-- Provided material start --

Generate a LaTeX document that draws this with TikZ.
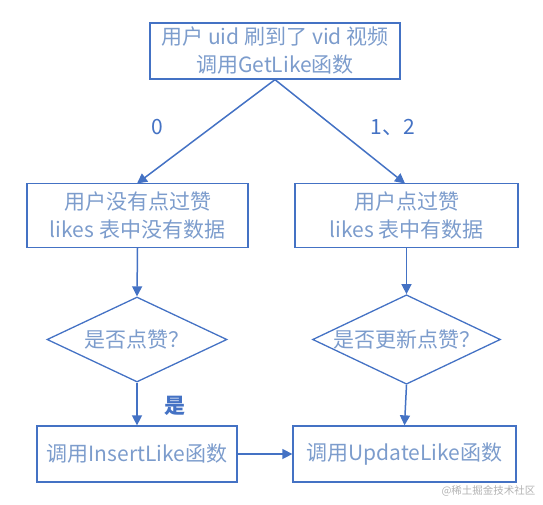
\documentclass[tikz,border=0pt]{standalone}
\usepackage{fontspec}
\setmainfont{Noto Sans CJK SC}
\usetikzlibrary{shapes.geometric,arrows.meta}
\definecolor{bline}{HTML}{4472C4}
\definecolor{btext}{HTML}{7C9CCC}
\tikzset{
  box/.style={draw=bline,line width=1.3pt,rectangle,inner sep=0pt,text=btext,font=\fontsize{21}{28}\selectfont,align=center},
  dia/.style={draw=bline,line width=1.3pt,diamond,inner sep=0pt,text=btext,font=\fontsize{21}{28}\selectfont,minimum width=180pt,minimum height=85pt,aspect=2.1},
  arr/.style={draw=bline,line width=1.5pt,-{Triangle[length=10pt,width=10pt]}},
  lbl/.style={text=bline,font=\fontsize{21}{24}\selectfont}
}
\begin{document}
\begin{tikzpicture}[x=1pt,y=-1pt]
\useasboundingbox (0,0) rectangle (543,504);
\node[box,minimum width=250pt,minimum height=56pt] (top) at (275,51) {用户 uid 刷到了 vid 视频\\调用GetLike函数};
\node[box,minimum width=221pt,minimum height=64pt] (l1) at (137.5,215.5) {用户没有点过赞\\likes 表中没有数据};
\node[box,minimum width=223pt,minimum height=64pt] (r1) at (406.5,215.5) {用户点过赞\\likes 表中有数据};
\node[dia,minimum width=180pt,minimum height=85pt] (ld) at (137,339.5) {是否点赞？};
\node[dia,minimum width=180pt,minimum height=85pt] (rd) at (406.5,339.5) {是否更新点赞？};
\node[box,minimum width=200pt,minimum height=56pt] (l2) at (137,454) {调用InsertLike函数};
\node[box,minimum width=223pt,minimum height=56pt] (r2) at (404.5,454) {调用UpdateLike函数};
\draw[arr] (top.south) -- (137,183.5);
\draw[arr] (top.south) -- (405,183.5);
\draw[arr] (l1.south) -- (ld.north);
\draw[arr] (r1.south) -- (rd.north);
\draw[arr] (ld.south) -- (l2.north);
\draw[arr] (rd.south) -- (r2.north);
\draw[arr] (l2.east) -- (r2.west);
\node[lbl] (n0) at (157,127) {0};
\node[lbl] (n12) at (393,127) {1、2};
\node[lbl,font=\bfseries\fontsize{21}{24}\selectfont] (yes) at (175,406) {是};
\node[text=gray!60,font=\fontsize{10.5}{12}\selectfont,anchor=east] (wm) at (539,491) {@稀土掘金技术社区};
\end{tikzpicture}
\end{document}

-- Provided material end --

# [What is asked]
Using the data above, write out every line exactly, leaving the images behind.

# [Task answer]
Generate a LaTeX document that draws this with TikZ.
\documentclass[tikz,border=0pt]{standalone}
\usepackage{fontspec}
\setmainfont{Noto Sans CJK SC}
\usetikzlibrary{shapes.geometric,arrows.meta}
\definecolor{bline}{HTML}{4472C4}
\definecolor{btext}{HTML}{7C9CCC}
\tikzset{
  box/.style={draw=bline,line width=1.3pt,rectangle,inner sep=0pt,text=btext,font=\fontsize{21}{28}\selectfont,align=center},
  dia/.style={draw=bline,line width=1.3pt,diamond,inner sep=0pt,text=btext,font=\fontsize{21}{28}\selectfont,minimum width=180pt,minimum height=85pt,aspect=2.1},
  arr/.style={draw=bline,line width=1.5pt,-{Triangle[length=10pt,width=10pt]}},
  lbl/.style={text=bline,font=\fontsize{21}{24}\selectfont}
}
\begin{document}
\begin{tikzpicture}[x=1pt,y=-1pt]
\useasboundingbox (0,0) rectangle (543,504);
\node[box,minimum width=250pt,minimum height=56pt] (top) at (275,51) {用户 uid 刷到了 vid 视频\\调用GetLike函数};
\node[box,minimum width=221pt,minimum height=64pt] (l1) at (137.5,215.5) {用户没有点过赞\\likes 表中没有数据};
\node[box,minimum width=223pt,minimum height=64pt] (r1) at (406.5,215.5) {用户点过赞\\likes 表中有数据};
\node[dia,minimum width=180pt,minimum height=85pt] (ld) at (137,339.5) {是否点赞？};
\node[dia,minimum width=180pt,minimum height=85pt] (rd) at (406.5,339.5) {是否更新点赞？};
\node[box,minimum width=200pt,minimum height=56pt] (l2) at (137,454) {调用InsertLike函数};
\node[box,minimum width=223pt,minimum height=56pt] (r2) at (404.5,454) {调用UpdateLike函数};
\draw[arr] (top.south) -- (137,183.5);
\draw[arr] (top.south) -- (405,183.5);
\draw[arr] (l1.south) -- (ld.north);
\draw[arr] (r1.south) -- (rd.north);
\draw[arr] (ld.south) -- (l2.north);
\draw[arr] (rd.south) -- (r2.north);
\draw[arr] (l2.east) -- (r2.west);
\node[lbl] (n0) at (157,127) {0};
\node[lbl] (n12) at (393,127) {1、2};
\node[lbl,font=\bfseries\fontsize{21}{24}\selectfont] (yes) at (175,406) {是};
\node[text=gray!60,font=\fontsize{10.5}{12}\selectfont,anchor=east] (wm) at (539,491) {@稀土掘金技术社区};
\end{tikzpicture}
\end{document}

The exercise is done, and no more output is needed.